Assault is explained therein, not necessarily as a physical harmful contact but is enough that a show of force raising an apprehension in the mind of the victim is exhibited.  And the smashing of the window of the vehicle in which PW1, 3 and others were, is sufficient show of force raising an apprehension of imminent battery.  This disabuses the argument that since no one was wounded then therefore there was no assault, a major ingredient of the offence the appellant faced.

The smashing of the window of the vehicle belonging to PW3 was an assault with a criminal intent, committed at night on a road obstructed with boulders and such smashing of the window with a panga which is an offensive weapon fits the description of assault ascribed to it by Blacks Law dictionary above.

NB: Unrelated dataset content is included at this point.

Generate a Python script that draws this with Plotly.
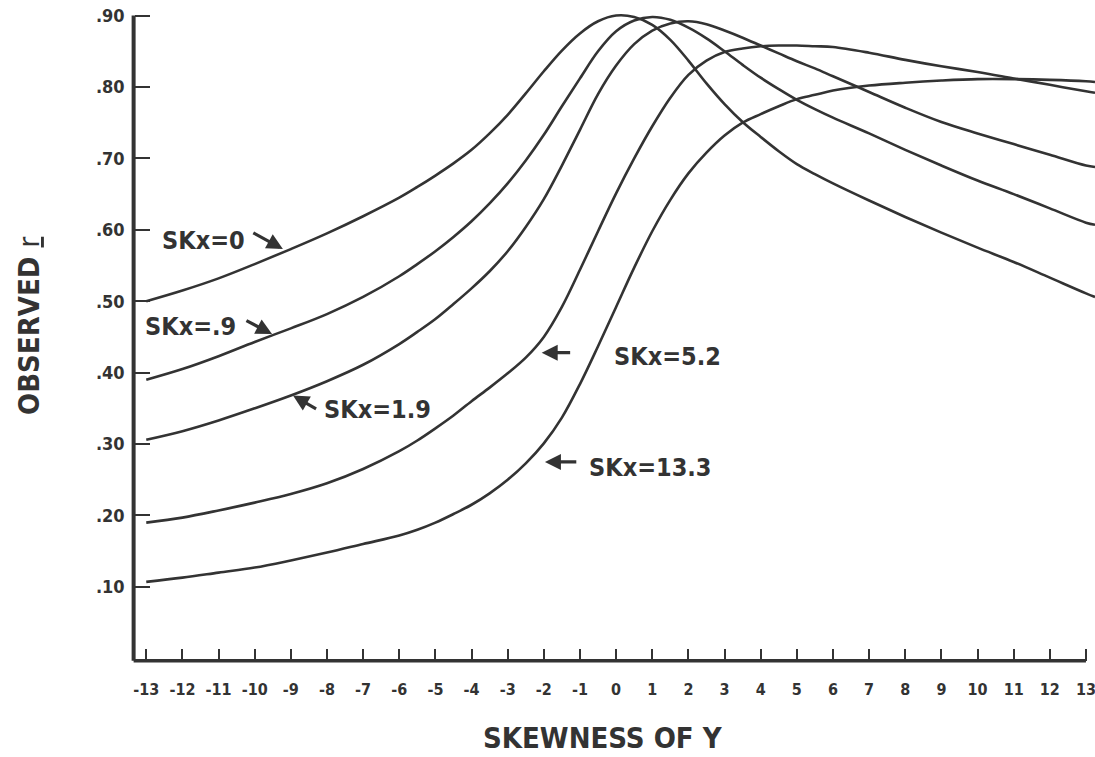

11.  We do not find that the learned judges of the High Court misdirected themselves on any point of law, on the contrary we are satisfied that they correctly appraised the evidence on record, correctly ignored the concession by the state and rightfully upheld the conviction of the appellant of the charge of attempted robbery with violence contrary to the provisions of section 297(2) of the Penal Code.  In the premises the appeal under consideration is dismissed as lacking in merit.

It is so ordered.

Dated at Nairobi this 4th day of April, 2014.

J. W. MWERA

…………………..

JUDGE OF APPEAL

P. M. MWILU

………………….

JUDGE OF APPEAL

D. MUSINGA

……………………

JUDGE OF APPEAL

I certify that this is atrue copy of the original.